— start of Data —

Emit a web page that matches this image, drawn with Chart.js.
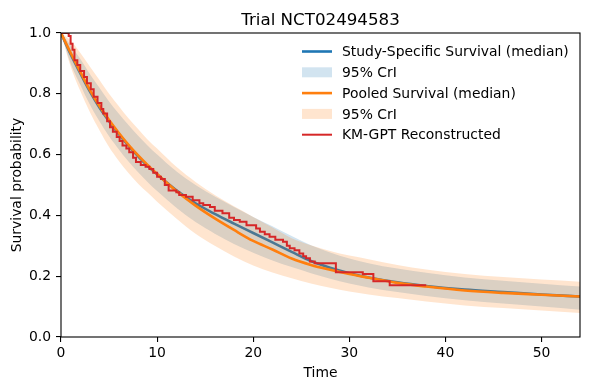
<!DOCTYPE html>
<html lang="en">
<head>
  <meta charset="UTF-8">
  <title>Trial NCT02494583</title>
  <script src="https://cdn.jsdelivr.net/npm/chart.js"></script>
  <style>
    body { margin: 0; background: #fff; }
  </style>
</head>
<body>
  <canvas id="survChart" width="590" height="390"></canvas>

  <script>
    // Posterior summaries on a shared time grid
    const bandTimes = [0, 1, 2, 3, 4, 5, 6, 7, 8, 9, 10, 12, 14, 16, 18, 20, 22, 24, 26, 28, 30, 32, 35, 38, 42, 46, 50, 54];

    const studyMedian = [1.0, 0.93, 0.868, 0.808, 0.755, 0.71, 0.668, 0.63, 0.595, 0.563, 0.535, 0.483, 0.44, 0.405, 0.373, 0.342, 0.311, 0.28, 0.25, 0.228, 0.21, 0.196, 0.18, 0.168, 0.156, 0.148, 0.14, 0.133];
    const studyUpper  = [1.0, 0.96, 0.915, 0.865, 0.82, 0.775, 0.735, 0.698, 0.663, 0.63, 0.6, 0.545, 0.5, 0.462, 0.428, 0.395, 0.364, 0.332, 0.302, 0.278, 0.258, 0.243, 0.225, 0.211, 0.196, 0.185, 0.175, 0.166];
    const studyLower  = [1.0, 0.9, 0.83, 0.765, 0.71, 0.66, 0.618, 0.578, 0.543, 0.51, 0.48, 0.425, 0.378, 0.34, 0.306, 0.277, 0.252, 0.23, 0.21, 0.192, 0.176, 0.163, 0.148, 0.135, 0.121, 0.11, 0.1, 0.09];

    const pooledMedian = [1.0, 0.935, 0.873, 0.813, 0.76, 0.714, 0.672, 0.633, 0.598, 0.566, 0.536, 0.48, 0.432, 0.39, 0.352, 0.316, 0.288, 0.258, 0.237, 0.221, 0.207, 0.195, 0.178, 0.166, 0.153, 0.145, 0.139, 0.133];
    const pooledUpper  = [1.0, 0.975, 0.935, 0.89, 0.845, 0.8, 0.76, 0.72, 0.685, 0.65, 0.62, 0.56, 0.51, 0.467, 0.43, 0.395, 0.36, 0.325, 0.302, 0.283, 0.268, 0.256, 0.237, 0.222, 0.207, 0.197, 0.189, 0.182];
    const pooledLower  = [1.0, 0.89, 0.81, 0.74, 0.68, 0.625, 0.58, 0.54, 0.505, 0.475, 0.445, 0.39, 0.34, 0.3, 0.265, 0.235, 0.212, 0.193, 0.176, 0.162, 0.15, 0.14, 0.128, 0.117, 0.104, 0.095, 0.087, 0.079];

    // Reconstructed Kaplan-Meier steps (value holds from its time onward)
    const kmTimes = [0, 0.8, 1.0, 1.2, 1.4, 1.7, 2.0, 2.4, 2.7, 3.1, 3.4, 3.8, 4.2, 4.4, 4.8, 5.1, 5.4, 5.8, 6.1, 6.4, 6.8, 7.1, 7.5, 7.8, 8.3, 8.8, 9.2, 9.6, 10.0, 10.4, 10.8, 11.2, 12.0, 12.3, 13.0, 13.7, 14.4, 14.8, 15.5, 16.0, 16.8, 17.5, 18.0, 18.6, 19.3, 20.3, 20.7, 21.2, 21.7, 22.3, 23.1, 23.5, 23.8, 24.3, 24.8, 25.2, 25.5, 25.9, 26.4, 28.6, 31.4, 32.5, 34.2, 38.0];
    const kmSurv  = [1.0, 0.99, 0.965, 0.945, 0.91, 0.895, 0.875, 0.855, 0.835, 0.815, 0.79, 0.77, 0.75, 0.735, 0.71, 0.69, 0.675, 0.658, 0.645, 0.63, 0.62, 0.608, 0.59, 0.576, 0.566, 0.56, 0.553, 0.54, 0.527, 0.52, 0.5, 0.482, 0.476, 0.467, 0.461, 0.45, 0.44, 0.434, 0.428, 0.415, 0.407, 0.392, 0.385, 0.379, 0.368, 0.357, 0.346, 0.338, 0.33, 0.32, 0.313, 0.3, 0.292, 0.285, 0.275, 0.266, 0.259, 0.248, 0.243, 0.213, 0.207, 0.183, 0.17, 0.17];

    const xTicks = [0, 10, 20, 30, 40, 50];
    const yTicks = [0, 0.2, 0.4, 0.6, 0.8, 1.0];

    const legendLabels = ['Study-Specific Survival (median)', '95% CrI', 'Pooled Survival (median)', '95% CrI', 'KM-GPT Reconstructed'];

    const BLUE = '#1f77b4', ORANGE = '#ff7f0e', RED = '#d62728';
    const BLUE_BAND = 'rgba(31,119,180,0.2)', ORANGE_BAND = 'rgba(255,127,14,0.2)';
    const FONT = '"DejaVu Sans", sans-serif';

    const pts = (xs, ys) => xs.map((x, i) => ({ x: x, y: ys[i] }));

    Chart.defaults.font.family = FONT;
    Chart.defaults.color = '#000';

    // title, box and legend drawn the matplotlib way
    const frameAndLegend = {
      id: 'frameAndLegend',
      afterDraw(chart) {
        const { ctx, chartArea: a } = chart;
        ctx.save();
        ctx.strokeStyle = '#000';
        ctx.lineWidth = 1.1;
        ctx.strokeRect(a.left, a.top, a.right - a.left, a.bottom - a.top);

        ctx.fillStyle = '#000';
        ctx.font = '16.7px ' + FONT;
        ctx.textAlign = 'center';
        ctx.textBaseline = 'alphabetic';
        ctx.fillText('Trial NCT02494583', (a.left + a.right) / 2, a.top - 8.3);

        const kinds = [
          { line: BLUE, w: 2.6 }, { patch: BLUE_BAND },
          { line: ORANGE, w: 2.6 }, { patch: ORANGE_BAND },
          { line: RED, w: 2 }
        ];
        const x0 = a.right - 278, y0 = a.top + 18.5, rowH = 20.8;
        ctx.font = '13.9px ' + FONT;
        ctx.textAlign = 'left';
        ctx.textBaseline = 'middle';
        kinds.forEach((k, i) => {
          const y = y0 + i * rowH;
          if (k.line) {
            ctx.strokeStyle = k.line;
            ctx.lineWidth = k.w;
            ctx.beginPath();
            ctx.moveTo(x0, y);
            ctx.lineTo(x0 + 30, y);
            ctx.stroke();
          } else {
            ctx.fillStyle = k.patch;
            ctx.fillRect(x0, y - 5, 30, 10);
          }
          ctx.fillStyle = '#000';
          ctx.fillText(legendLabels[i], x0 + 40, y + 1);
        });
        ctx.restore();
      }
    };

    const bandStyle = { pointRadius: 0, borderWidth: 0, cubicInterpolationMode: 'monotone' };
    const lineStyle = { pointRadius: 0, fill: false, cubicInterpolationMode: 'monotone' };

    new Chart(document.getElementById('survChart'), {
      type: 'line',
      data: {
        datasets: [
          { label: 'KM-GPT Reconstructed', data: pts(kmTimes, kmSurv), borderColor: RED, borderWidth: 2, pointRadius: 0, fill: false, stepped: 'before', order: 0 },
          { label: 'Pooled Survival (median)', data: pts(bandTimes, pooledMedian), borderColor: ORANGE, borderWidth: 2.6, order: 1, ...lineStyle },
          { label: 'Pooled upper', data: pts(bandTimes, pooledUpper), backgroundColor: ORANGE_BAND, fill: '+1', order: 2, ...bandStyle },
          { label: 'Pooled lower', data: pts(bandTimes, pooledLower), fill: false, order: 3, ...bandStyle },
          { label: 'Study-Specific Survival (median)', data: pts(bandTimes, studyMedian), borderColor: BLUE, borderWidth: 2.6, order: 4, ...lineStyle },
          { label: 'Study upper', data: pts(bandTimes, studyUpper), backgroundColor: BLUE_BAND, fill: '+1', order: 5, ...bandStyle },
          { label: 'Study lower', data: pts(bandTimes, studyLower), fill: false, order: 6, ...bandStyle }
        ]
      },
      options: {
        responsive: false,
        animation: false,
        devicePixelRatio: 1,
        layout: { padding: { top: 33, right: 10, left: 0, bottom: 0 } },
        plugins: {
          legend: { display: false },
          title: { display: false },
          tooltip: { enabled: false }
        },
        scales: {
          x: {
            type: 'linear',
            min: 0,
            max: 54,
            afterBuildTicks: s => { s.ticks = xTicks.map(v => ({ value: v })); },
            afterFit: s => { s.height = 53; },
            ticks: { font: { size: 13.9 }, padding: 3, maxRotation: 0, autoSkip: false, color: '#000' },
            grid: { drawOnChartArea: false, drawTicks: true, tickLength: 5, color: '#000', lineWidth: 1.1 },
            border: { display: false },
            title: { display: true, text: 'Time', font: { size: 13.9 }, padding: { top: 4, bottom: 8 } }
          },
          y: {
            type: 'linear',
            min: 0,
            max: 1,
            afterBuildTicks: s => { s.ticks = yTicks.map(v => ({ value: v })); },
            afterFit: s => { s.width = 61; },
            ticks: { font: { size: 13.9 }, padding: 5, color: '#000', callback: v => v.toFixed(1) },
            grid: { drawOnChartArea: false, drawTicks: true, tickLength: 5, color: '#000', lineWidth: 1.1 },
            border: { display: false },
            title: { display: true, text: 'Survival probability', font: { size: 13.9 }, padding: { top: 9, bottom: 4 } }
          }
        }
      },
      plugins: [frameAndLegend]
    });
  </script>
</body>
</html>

— end of Data —

## To be done
Return, unchanged, the lines from the first line of the material through the line that holds "46, 50, 54];", inclusive, omitting pictures.

## Answer to the problem
Emit a web page that matches this image, drawn with Chart.js.
<!DOCTYPE html>
<html lang="en">
<head>
  <meta charset="UTF-8">
  <title>Trial NCT02494583</title>
  <script src="https://cdn.jsdelivr.net/npm/chart.js"></script>
  <style>
    body { margin: 0; background: #fff; }
  </style>
</head>
<body>
  <canvas id="survChart" width="590" height="390"></canvas>

  <script>
    // Posterior summaries on a shared time grid
    const bandTimes = [0, 1, 2, 3, 4, 5, 6, 7, 8, 9, 10, 12, 14, 16, 18, 20, 22, 24, 26, 28, 30, 32, 35, 38, 42, 46, 50, 54];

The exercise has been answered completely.